Guilty Plea Narrows the Criminal Case

Kenneth Law pleaded guilty in a Newmarket, Ontario court to 14 counts of counselling or aiding suicide, according to court reporting from the hearing.[3] Prosecutors said they would withdraw 14 first-degree murder charges as part of the plea agreement, narrowing the formal criminal case to the Ontario assisted-suicide counts.[3] The reporting also said sentencing was scheduled for September, with a maximum sentence of 14 years for aiding suicide.[2][3]

That legal narrowing matters because it separates what was admitted in court from the larger public narrative surrounding the case.[1][4] The available reporting says the agreed statement of facts was read in court, but the full transcript and exhibit package were not included in the research materials.[3] That means the public record here confirms the plea, yet leaves some details of causation and intent dependent on the prosecution’s account as summarized by the media.[2][3]

How the Alleged Scheme Worked

According to the court reporting, Law operated several websites that sold sodium nitrite, a food preservative that can be deadly if ingested.[3] Prosecutors said buyers received packages from a Mississauga post office box linked to Law, and that the customers later consumed the substance and were found dead.[3] Reporting also said packages were often found at the scene, sometimes with labels torn off, which made the trail harder for families and investigators to follow.[3]

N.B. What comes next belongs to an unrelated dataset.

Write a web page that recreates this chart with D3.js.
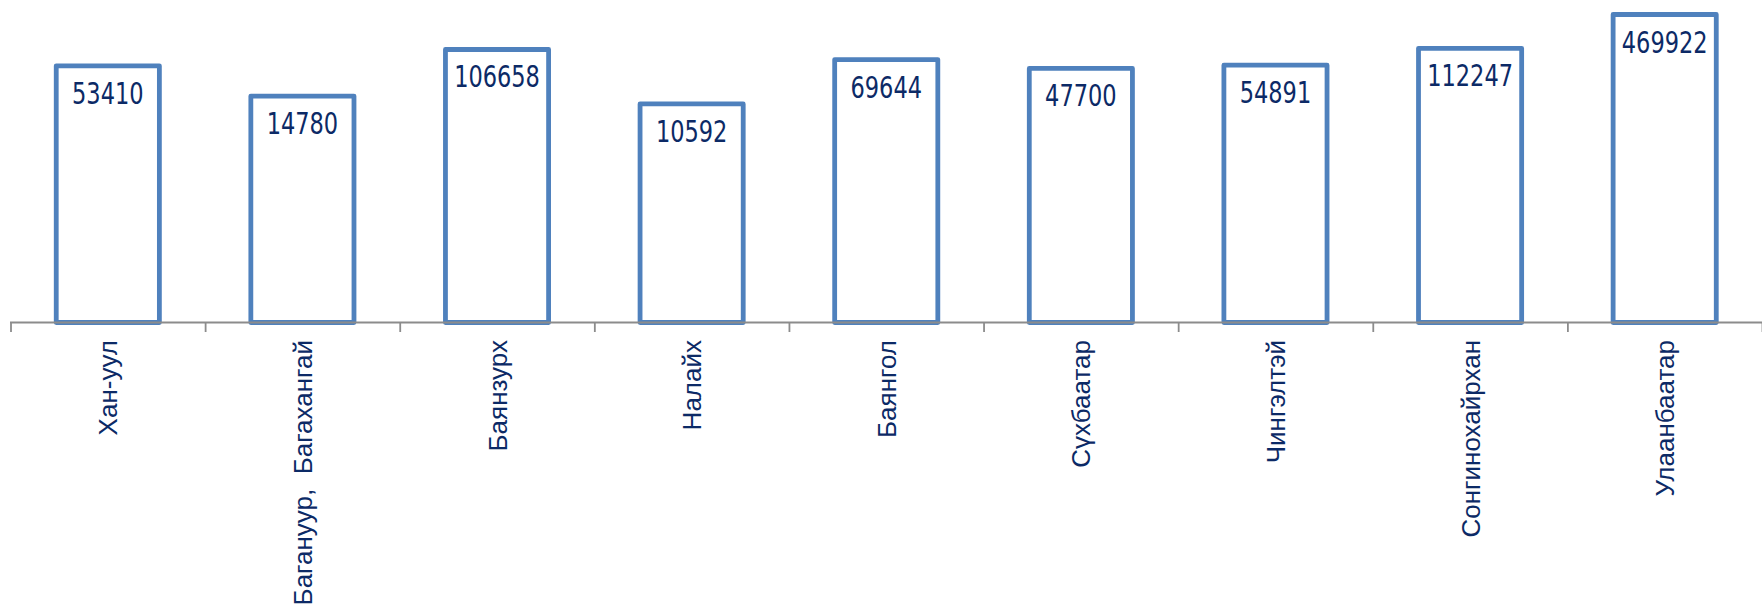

The scale described in court is what makes the case stand out beyond a single province or a single country.[2][4] Law was said to have shipped about 1,200 packages to more than 40 countries between September 2021 and May 2023.[3] Public reporting also said police in Canada and around the world had been investigating more than 100 suicides linked to Law, although the supplied sources do not show that those broader deaths were adjudicated the same way as the 14 Ontario counts.[2][4]

Why the Broader Death Toll Matters

Prosecutors said 79 deaths in the United Kingdom were attributed to Law’s websites, and the reporting said details of those deaths were being read out in court.[3] The supplied sources, however, do not show a completed United Kingdom prosecution, coroner determination, or judicial finding for each attributed death.[2][4] That distinction matters because attribution can shape public understanding long before the legal system has tested every claim in a full evidentiary record.[4]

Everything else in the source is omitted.